◆ **SET TASK**: Nothing in the data should change when you return it, but leave the pictures out.

◆ **PROVIDED DATA**:
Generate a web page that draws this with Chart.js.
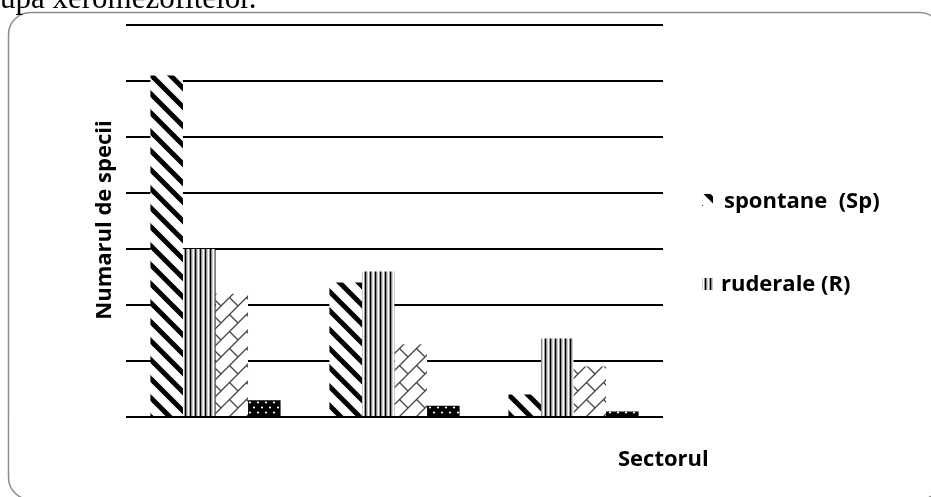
<!DOCTYPE html>
<html>
<head>
<meta charset="utf-8">
<script src="https://cdn.jsdelivr.net/npm/chart.js@4.4.1/dist/chart.umd.min.js"></script>
<style>
  html, body { margin: 0; padding: 0; background: #fff; overflow: hidden; }
  #wrap { position: relative; width: 931px; height: 497px; }
  #myChart { position: absolute; left: 0; top: 0; }
</style>
</head>
<body>
<div id="wrap">
  <canvas id="myChart" width="931" height="497"></canvas>
</div>
<script>
// values (one gridline = 10 species)
let sectors = ["I", "II", "III"]
let spontane = [61, 24, 4]
let ruderale = [30, 26, 14]
let seria3 = [22, 13, 9]
let seria4 = [3, 2, 1]
let seriesLabels = ["spontane  (Sp)", "ruderale (R)", "seria 3", "seria 4"]
let yTitle = "Numarul de specii"
let xTitle = "Sectorul"
let topText = "upa xeromezofitelor."

let canvas = document.getElementById('myChart')
let ctx = canvas.getContext('2d')

function makePattern(w, h, draw) {
    let c = document.createElement('canvas')
    c.width = w
    c.height = h
    let g = c.getContext('2d')
    g.fillStyle = '#fff'
    g.fillRect(0, 0, w, h)
    draw(g, w, h)
    return ctx.createPattern(c, 'repeat')
}

// "\" thick diagonal stripes
let diagPattern = makePattern(19, 19, function(g, s) {
    g.strokeStyle = '#000'
    g.lineWidth = 5
    for (let k = -1; k <= 1; k++) {
        g.beginPath()
        g.moveTo(k * s - 2, -2)
        g.lineTo(k * s + s + 2, s + 2)
        g.stroke()
    }
})

// vertical stripes
let vertPattern = makePattern(5, 4, function(g) {
    g.fillStyle = '#000'
    g.fillRect(0, 0, 1.5, 4)
    g.fillStyle = '#999'
    g.fillRect(1.5, 0, 1, 4)
    g.fillRect(4, 0, 1, 4)
})

// diagonal brick
let brickPattern = makePattern(17, 17, function(g, s) {
    g.strokeStyle = '#444'
    g.lineWidth = 1.3
    g.beginPath()
    g.moveTo(-2, s + 2)
    g.lineTo(s + 2, -2)
    g.moveTo(-2, 2)
    g.lineTo(2, -2)
    g.moveTo(s - 2, s + 2)
    g.lineTo(s + 2, s - 2)
    g.moveTo(s / 2, s / 2)
    g.lineTo(s, s)
    g.stroke()
})

// white dots on black
let dotPattern = makePattern(8, 10, function(g) {
    g.fillStyle = '#000'
    g.fillRect(0, 0, 8, 10)
    g.fillStyle = '#fff'
    g.beginPath()
    g.arc(2, 2.5, 1.1, 0, Math.PI * 2)
    g.arc(6, 7.5, 1.1, 0, Math.PI * 2)
    g.fill()
})

let decorPlugin = {
    id: 'decor',
    beforeDraw(chart) {
        let c = chart.ctx
        c.save()
        c.fillStyle = '#fff'
        c.fillRect(0, 0, chart.width, chart.height)
        // rounded frame
        c.strokeStyle = '#8c8c8c'
        c.lineWidth = 1.5
        c.beginPath()
        c.roundRect(8.5, 12.5, 933, 487, 22)
        c.stroke()
        // clipped text line above the frame
        c.fillStyle = '#000'
        c.font = '31px "Liberation Serif", serif'
        c.textBaseline = 'alphabetic'
        c.fillText(topText, 0, 7.5)
        c.restore()
    },
    afterDraw(chart) {
        let c = chart.ctx
        c.save()
        c.fillStyle = '#000'
        c.font = 'bold 22px "Open Sans", sans-serif'
        c.textBaseline = 'alphabetic'
        // x title
        c.fillText(xTitle, 618, 466)
        c.restore()

        // y title
        c.save()
        c.fillStyle = '#000'
        c.font = 'bold 22px "Open Sans", sans-serif'
        c.textBaseline = 'alphabetic'
        c.translate(111, 220)
        c.rotate(-Math.PI / 2)
        c.textAlign = 'center'
        c.fillText(yTitle, 0, 0)
        c.restore()

        // legend (only the first two series are shown in the original)
        c.save()
        c.font = 'bold 22px "Open Sans", sans-serif'
        c.textBaseline = 'alphabetic'
        c.fillStyle = diagPattern
        c.fillRect(702, 194, 11, 12)
        c.fillStyle = vertPattern
        c.fillRect(702, 278, 11, 12)
        c.fillStyle = '#000'
        c.fillText(chart.data.datasets[0].label, 724, 208)
        c.fillText(chart.data.datasets[1].label, 721, 291)
        c.restore()
    }
}

let chart = new Chart(ctx, {
    type: 'bar',
    data: {
        labels: sectors,
        datasets: [
            { label: seriesLabels[0], data: spontane, backgroundColor: diagPattern },
            { label: seriesLabels[1], data: ruderale, backgroundColor: vertPattern },
            { label: seriesLabels[2], data: seria3, backgroundColor: brickPattern },
            { label: seriesLabels[3], data: seria4, backgroundColor: dotPattern }
        ]
    },
    options: {
        responsive: false,
        animation: false,
        devicePixelRatio: 1,
        layout: { padding: { left: 126, right: 268, top: 25, bottom: 72 } },
        datasets: { bar: { categoryPercentage: 0.727, barPercentage: 1, borderWidth: 0 } },
        plugins: { legend: { display: false }, tooltip: { enabled: false } },
        scales: {
            x: {
                grid: { display: false },
                border: { display: false },
                ticks: { display: false }
            },
            y: {
                min: 0,
                max: 70,
                ticks: { display: false, stepSize: 10 },
                grid: { color: '#000', lineWidth: 2, drawTicks: false },
                border: { display: false }
            }
        }
    },
    plugins: [decorPlugin]
})
</script>
</body>
</html>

◆ **REPLY TO THE EXERCISE**:
Generate a web page that draws this with Chart.js.
<!DOCTYPE html>
<html>
<head>
<meta charset="utf-8">
<script src="https://cdn.jsdelivr.net/npm/chart.js@4.4.1/dist/chart.umd.min.js"></script>
<style>
  html, body { margin: 0; padding: 0; background: #fff; overflow: hidden; }
  #wrap { position: relative; width: 931px; height: 497px; }
  #myChart { position: absolute; left: 0; top: 0; }
</style>
</head>
<body>
<div id="wrap">
  <canvas id="myChart" width="931" height="497"></canvas>
</div>
<script>
// values (one gridline = 10 species)
let sectors = ["I", "II", "III"]
let spontane = [61, 24, 4]
let ruderale = [30, 26, 14]
let seria3 = [22, 13, 9]
let seria4 = [3, 2, 1]
let seriesLabels = ["spontane  (Sp)", "ruderale (R)", "seria 3", "seria 4"]
let yTitle = "Numarul de specii"
let xTitle = "Sectorul"
let topText = "upa xeromezofitelor."

let canvas = document.getElementById('myChart')
let ctx = canvas.getContext('2d')

function makePattern(w, h, draw) {
    let c = document.createElement('canvas')
    c.width = w
    c.height = h
    let g = c.getContext('2d')
    g.fillStyle = '#fff'
    g.fillRect(0, 0, w, h)
    draw(g, w, h)
    return ctx.createPattern(c, 'repeat')
}

// "\" thick diagonal stripes
let diagPattern = makePattern(19, 19, function(g, s) {
    g.strokeStyle = '#000'
    g.lineWidth = 5
    for (let k = -1; k <= 1; k++) {
        g.beginPath()
        g.moveTo(k * s - 2, -2)
        g.lineTo(k * s + s + 2, s + 2)
        g.stroke()
    }
})

// vertical stripes
let vertPattern = makePattern(5, 4, function(g) {
    g.fillStyle = '#000'
    g.fillRect(0, 0, 1.5, 4)
    g.fillStyle = '#999'
    g.fillRect(1.5, 0, 1, 4)
    g.fillRect(4, 0, 1, 4)
})

// diagonal brick
let brickPattern = makePattern(17, 17, function(g, s) {
    g.strokeStyle = '#444'
    g.lineWidth = 1.3
    g.beginPath()
    g.moveTo(-2, s + 2)
    g.lineTo(s + 2, -2)
    g.moveTo(-2, 2)
    g.lineTo(2, -2)
    g.moveTo(s - 2, s + 2)
    g.lineTo(s + 2, s - 2)
    g.moveTo(s / 2, s / 2)
    g.lineTo(s, s)
    g.stroke()
})

// white dots on black
let dotPattern = makePattern(8, 10, function(g) {
    g.fillStyle = '#000'
    g.fillRect(0, 0, 8, 10)
    g.fillStyle = '#fff'
    g.beginPath()
    g.arc(2, 2.5, 1.1, 0, Math.PI * 2)
    g.arc(6, 7.5, 1.1, 0, Math.PI * 2)
    g.fill()
})

let decorPlugin = {
    id: 'decor',
    beforeDraw(chart) {
        let c = chart.ctx
        c.save()
        c.fillStyle = '#fff'
        c.fillRect(0, 0, chart.width, chart.height)
        // rounded frame
        c.strokeStyle = '#8c8c8c'
        c.lineWidth = 1.5
        c.beginPath()
        c.roundRect(8.5, 12.5, 933, 487, 22)
        c.stroke()
        // clipped text line above the frame
        c.fillStyle = '#000'
        c.font = '31px "Liberation Serif", serif'
        c.textBaseline = 'alphabetic'
        c.fillText(topText, 0, 7.5)
        c.restore()
    },
    afterDraw(chart) {
        let c = chart.ctx
        c.save()
        c.fillStyle = '#000'
        c.font = 'bold 22px "Open Sans", sans-serif'
        c.textBaseline = 'alphabetic'
        // x title
        c.fillText(xTitle, 618, 466)
        c.restore()

        // y title
        c.save()
        c.fillStyle = '#000'
        c.font = 'bold 22px "Open Sans", sans-serif'
        c.textBaseline = 'alphabetic'
        c.translate(111, 220)
        c.rotate(-Math.PI / 2)
        c.textAlign = 'center'
        c.fillText(yTitle, 0, 0)
        c.restore()

        // legend (only the first two series are shown in the original)
        c.save()
        c.font = 'bold 22px "Open Sans", sans-serif'
        c.textBaseline = 'alphabetic'
        c.fillStyle = diagPattern
        c.fillRect(702, 194, 11, 12)
        c.fillStyle = vertPattern
        c.fillRect(702, 278, 11, 12)
        c.fillStyle = '#000'
        c.fillText(chart.data.datasets[0].label, 724, 208)
        c.fillText(chart.data.datasets[1].label, 721, 291)
        c.restore()
    }
}

let chart = new Chart(ctx, {
    type: 'bar',
    data: {
        labels: sectors,
        datasets: [
            { label: seriesLabels[0], data: spontane, backgroundColor: diagPattern },
            { label: seriesLabels[1], data: ruderale, backgroundColor: vertPattern },
            { label: seriesLabels[2], data: seria3, backgroundColor: brickPattern },
            { label: seriesLabels[3], data: seria4, backgroundColor: dotPattern }
        ]
    },
    options: {
        responsive: false,
        animation: false,
        devicePixelRatio: 1,
        layout: { padding: { left: 126, right: 268, top: 25, bottom: 72 } },
        datasets: { bar: { categoryPercentage: 0.727, barPercentage: 1, borderWidth: 0 } },
        plugins: { legend: { display: false }, tooltip: { enabled: false } },
        scales: {
            x: {
                grid: { display: false },
                border: { display: false },
                ticks: { display: false }
            },
            y: {
                min: 0,
                max: 70,
                ticks: { display: false, stepSize: 10 },
                grid: { color: '#000', lineWidth: 2, drawTicks: false },
                border: { display: false }
            }
        }
    },
    plugins: [decorPlugin]
})
</script>
</body>
</html>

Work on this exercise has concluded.